» **REQUIRED TASK**
Locate the line that contains "Clone this chart in Plotly." in the entries below, then repeat it and every following line through the line that contains "vehicle_q3 = [212, 370, 868, 1340, 1640, 2551]", exactly, and no others.

— BEGIN ROWS —

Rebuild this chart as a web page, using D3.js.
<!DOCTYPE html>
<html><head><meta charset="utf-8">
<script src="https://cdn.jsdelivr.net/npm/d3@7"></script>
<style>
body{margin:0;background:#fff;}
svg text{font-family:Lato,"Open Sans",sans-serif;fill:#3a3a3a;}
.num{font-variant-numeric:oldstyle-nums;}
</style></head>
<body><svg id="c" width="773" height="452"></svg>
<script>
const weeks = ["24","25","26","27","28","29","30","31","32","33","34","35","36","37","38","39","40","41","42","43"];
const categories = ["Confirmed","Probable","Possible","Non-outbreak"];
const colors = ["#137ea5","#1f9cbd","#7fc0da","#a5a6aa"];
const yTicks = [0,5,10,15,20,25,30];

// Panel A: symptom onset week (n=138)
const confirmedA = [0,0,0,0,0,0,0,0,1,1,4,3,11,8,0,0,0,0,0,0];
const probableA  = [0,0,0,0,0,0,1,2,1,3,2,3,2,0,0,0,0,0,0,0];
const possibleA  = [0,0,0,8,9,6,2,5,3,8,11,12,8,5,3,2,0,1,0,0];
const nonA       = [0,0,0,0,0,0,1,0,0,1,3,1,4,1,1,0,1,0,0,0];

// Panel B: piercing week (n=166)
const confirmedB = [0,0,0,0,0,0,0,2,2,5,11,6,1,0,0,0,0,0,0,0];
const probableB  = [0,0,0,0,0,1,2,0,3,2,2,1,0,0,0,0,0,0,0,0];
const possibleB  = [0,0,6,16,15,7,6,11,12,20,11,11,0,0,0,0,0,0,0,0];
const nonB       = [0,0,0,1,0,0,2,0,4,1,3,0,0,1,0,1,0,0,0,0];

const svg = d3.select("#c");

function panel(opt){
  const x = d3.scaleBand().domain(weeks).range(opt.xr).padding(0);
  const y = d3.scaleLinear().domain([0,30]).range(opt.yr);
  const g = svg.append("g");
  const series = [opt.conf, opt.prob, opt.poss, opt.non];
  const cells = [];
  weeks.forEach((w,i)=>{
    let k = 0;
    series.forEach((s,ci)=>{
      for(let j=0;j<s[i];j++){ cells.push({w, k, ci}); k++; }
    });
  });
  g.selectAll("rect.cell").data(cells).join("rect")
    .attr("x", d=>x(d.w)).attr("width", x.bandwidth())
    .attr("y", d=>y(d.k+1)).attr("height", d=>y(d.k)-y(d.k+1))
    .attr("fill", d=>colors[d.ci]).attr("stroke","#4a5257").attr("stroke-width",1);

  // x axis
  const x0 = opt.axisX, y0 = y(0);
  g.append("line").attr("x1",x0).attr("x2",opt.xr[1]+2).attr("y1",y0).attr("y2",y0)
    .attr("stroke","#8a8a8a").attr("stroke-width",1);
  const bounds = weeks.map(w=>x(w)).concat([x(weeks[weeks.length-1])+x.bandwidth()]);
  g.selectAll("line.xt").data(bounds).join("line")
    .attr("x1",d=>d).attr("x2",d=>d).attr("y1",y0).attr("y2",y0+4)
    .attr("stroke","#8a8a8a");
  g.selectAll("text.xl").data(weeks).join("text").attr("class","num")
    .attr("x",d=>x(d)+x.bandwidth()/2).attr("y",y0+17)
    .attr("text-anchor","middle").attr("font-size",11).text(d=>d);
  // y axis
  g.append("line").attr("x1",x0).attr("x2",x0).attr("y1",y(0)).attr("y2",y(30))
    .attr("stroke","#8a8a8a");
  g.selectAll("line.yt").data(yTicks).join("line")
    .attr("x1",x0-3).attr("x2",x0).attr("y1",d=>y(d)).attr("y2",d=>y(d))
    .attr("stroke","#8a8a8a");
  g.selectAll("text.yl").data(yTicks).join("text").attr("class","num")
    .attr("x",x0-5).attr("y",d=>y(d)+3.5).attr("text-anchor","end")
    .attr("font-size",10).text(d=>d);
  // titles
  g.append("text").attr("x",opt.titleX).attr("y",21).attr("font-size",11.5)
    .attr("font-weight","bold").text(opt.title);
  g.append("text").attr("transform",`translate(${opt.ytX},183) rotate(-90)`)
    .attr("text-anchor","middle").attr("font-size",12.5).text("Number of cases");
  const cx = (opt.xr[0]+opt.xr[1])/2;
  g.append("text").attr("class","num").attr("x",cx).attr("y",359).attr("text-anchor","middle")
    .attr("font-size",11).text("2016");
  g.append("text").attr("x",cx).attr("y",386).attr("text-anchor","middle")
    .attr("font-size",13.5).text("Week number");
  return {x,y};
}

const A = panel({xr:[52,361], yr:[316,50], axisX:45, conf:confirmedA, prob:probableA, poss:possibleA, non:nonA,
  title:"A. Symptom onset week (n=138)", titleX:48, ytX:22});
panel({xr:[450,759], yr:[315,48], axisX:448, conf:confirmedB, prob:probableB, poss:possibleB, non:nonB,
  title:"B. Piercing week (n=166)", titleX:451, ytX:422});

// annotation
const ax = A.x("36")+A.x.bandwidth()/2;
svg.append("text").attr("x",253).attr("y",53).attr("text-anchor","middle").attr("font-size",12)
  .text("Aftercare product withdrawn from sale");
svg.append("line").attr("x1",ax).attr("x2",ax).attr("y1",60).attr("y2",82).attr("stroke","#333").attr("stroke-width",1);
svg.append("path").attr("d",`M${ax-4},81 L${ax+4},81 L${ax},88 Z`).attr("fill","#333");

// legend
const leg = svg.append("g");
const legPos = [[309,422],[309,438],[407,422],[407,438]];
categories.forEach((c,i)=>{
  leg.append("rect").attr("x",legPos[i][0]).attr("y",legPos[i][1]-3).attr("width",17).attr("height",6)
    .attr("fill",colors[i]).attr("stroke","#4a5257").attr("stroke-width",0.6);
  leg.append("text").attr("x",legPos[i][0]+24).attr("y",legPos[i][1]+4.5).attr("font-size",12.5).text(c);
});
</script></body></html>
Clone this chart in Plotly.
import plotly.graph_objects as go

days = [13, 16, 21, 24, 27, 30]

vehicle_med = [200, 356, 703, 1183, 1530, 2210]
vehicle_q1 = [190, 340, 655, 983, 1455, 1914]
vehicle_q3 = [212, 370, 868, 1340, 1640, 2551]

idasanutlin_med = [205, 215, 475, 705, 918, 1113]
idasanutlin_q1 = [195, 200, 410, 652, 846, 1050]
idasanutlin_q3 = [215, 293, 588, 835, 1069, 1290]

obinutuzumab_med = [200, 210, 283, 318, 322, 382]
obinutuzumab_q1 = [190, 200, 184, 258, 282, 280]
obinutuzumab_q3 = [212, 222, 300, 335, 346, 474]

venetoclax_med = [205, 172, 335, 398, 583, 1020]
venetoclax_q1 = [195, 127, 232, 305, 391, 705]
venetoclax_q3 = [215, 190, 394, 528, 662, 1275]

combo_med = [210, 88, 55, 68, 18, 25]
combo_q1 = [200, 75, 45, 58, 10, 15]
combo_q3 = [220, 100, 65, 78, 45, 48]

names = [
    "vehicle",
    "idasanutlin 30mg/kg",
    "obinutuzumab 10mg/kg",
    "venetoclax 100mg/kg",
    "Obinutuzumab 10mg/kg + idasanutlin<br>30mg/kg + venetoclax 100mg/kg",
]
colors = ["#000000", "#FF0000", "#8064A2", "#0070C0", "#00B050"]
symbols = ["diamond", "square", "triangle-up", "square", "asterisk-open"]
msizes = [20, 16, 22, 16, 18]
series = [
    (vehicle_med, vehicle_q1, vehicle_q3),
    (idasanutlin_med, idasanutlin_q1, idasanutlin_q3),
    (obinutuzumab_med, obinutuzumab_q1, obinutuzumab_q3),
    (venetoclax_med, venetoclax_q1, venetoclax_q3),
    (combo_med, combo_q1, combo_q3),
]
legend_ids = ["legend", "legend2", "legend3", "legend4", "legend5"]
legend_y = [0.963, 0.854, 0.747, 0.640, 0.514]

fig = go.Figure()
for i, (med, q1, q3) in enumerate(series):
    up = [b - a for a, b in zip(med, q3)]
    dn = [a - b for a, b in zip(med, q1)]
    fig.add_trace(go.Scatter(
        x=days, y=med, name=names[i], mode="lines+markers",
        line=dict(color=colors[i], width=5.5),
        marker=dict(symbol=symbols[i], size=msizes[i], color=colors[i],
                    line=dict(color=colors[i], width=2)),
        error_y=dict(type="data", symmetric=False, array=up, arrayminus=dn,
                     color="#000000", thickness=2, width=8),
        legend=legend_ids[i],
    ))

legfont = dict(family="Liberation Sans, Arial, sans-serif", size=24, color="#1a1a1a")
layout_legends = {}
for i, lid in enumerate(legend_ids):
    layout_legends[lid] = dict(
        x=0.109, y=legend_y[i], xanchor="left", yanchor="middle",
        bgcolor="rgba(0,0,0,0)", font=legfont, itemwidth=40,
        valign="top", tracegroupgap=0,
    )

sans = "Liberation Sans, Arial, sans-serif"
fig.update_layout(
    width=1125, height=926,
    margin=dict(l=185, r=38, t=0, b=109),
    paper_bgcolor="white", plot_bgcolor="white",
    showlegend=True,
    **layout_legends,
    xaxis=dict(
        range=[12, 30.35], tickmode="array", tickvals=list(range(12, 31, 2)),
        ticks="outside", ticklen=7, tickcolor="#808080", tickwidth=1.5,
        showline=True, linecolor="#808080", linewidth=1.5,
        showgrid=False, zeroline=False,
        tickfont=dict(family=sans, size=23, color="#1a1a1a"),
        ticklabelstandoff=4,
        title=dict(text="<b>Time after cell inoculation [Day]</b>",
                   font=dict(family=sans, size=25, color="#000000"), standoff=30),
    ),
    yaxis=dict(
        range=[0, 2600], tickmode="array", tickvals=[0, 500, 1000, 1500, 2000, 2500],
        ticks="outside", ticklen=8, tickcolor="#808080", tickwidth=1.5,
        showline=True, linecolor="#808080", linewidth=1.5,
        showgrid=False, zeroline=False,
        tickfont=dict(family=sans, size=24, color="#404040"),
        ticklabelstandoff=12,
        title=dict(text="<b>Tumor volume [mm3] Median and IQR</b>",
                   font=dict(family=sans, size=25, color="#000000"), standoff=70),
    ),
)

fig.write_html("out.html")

— END ROWS —

» **EXERCISE SOLUTION**
Clone this chart in Plotly.
import plotly.graph_objects as go

days = [13, 16, 21, 24, 27, 30]

vehicle_med = [200, 356, 703, 1183, 1530, 2210]
vehicle_q1 = [190, 340, 655, 983, 1455, 1914]
vehicle_q3 = [212, 370, 868, 1340, 1640, 2551]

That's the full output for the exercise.